NEW BANKRUPTCY PROVISIONS UNDER CARES ACT
Small Business Reorganization Act
Subchapter V of Chapter 11 Amendments
For a period of one year from February, 2020, the CARES Act allows more small businesses to qualify as a debtor under the small business reorganization provisions of chapter 11 recently added by the SBRA.
The Bankruptcy Code provides special rules and procedures for “small business debtors.” See 11 U.S.C. §101(51D). Congress recently found that “small business chapter 11 cases continue to encounter difficulty in successfully reorganizing.” H.R. Rep. No. 116-171, at 4 (2019). Because of this, Congress enacted the SBRA (11 U.S.C. §1181 et seq.), which was signed by President Trump in August 2019 and became effective on February 19, 2020. The goal is to streamline small business bankruptcies, establish an expedited schedule for reorganization, reduce legal expenses, and provide more debtor friendly plan requirements and confirmation standards.
Previously, to qualify as a “small business debtor,” a business must have had non-contingent, liquidated debts (secured and unsecured) totaling not more than $2,725,625. (11 U.S.C. § 1182(1) and 11 U.S.C. §101(51D). The CARES Act modifies the SBRA by raising the threshold to $7.5 million in debts, excluding insider and affiliate debt, but this section has a sunset provision such that one year from enactment, the amendment expires and the $2,725,625 threshold is reinstated. No affiliate of a public company is eligible pursuant to amended SBRA.
Struggling businesses may want to file for Chapter 11 now to take advantage of the SBRA’s more friendly procedures. Some of the key provisions include:
• The United States Trustee will be required to appoint a trustee in every small business chapter 11 case. The trustee will have a role in assisting the debtor in developing a plan of reorganization, and will be responsible for disbursing payments under a plan. However, the trustee will serve in a mostly supervisory role and will not generally be involved in any operational aspects of the business. See 11 U.S.C. §§ 1183-1184. In this sense, the SBRA preserves the notion of a “debtor in possession” in small business cases.
• An unsecured creditors’ committee will not be appointed unless ordered by the court for cause. See 11 U.S.C. § 1102(a)(3).
• A status conference must be held within 60 days of the date of the petition to determine how best to proceed with the case. The date of the status conference may be extended if cause is demonstrated. See 11 U.S.C. § 1188(a).
• A plan of reorganization must be filed within 90 days of the petition date, although the court can extend the deadline if circumstances outside the control of the debtor merit an extension. Only a debtor may file a plan, and no disclosure statement is required. However, a plan must contain some information, such as a liquidation analysis and a projection of a debtor’s ability to make payments under the plan, traditionally associated with a disclosure statement. See 11 U.S.C. § 1189.

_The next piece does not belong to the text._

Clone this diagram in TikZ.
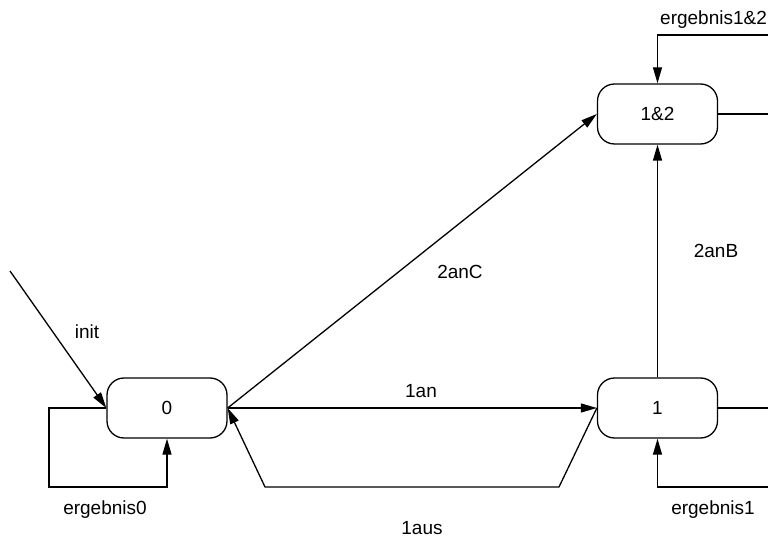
\documentclass[tikz,border=0pt]{standalone}
\usepackage{fontspec}
\setmainfont{Liberation Sans}
\usetikzlibrary{arrows.meta}
\begin{document}
\begin{tikzpicture}[x=1pt,y=-1pt,
  every node/.style={font=\fontsize{19}{22}\selectfont},
  state/.style={draw, line width=1.3pt, rounded corners=17pt, minimum width=120pt, minimum height=60pt, inner sep=0pt},
  edge/.style={draw, line width=1.3pt, -{Triangle[length=16pt,width=9pt]}},
  plain/.style={draw, line width=1.3pt},
  lbl/.style={anchor=base, inner sep=0pt}]
\useasboundingbox (0,0) rectangle (768,537);
\node[state] (n0) at (167,408) {0};
\node[state] (n1) at (657.5,408) {1};
\node[state] (n12) at (657.5,114) {1\&2};
\coordinate (init) at (10,271);
\coordinate (l0) at (49,487);
\coordinate (a1) at (559,487);
\coordinate (a2) at (265,487);
\coordinate (r1) at (768,408);
\coordinate (r1b) at (768,487);
\coordinate (r12) at (768,114);
\coordinate (r12t) at (768,35);
% edges
\draw[edge] (init) -- (n0.west);
\draw[edge] (n0.west) -| (l0) -| (n0.south);
\draw[edge] (n0.east) -- (n12.west);
\draw[edge] (n0.east) -- (n1.west);
\draw[edge] (n1.west) -- (a1) -- (a2) -- (n0.east);
\draw[edge] (n1.north) -- (n12.south);
\draw[edge] (r1b) -| (n1.south);
\draw[edge] (r12t) -| (n12.north);
\draw[plain] (n1.east) -- (r1);
\draw[plain] (n12.east) -- (r12);
% labels
\node[lbl] (Linit) at (87,338) {init};
\node[lbl] (Le0) at (105,514) {ergebnis0};
\node[lbl] (L2anC) at (460,279) {2anC};
\node[lbl] (L1an) at (421,397) {1an};
\node[lbl] (L1aus) at (422,534) {1aus};
\node[lbl] (L2anB) at (716,258) {2anB};
\node[lbl] (Le1) at (713,514) {ergebnis1};
\node[lbl, anchor=base west] (Le12) at (660,25) {ergebnis1\&2};
\end{tikzpicture}
\end{document}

• A plan may modify the rights of a secured lender with a lien on the principal residence of the debtor if the “new value” received from the loan was not used primarily to acquire the residence and was used primarily in connection with the small business. See 11 U.S.C. § 1190. Modification of such a loan is otherwise prohibited in chapter 11 cases. See 11 U.S.C. § 1123(b)(5).
• The SBRA makes it easier for a debtor to confirm a plan and maintain ownership of its business. In a typical chapter 11 case, the “absolute priority rule” ensures that owners cannot retain equity in a business unless creditors are paid in full by the chapter 11 plan. The SBRA abrogates this rule and provides that existing owners of a business may retain their full ownership without providing any “new value,” but only if the plan provides for the debtor to distribute all of its projected disposable income over at least three years and no more than five from the date the first payment is due under the plan. See 11 U.S.C. § 1191.
• In a regular Chapter 11, the debtor must pay admin expense claims on the effective date of the plan. Under the SBRA, a small business debtor may stretch payment of administrative expense claims out over the term of the plan. See 11 U.S.C. § 1191(e).
• Under the SBRA, a discharge is not granted until the debtor completes all payments due within the first three years of the plan or a longer period not to exceed five years as the court determines. The discharge applies to all debts addressed by the plan except for debts on which the last payment is due after the term of the plan or which are non-dischargeable. See 11 U.S.C. § 1192.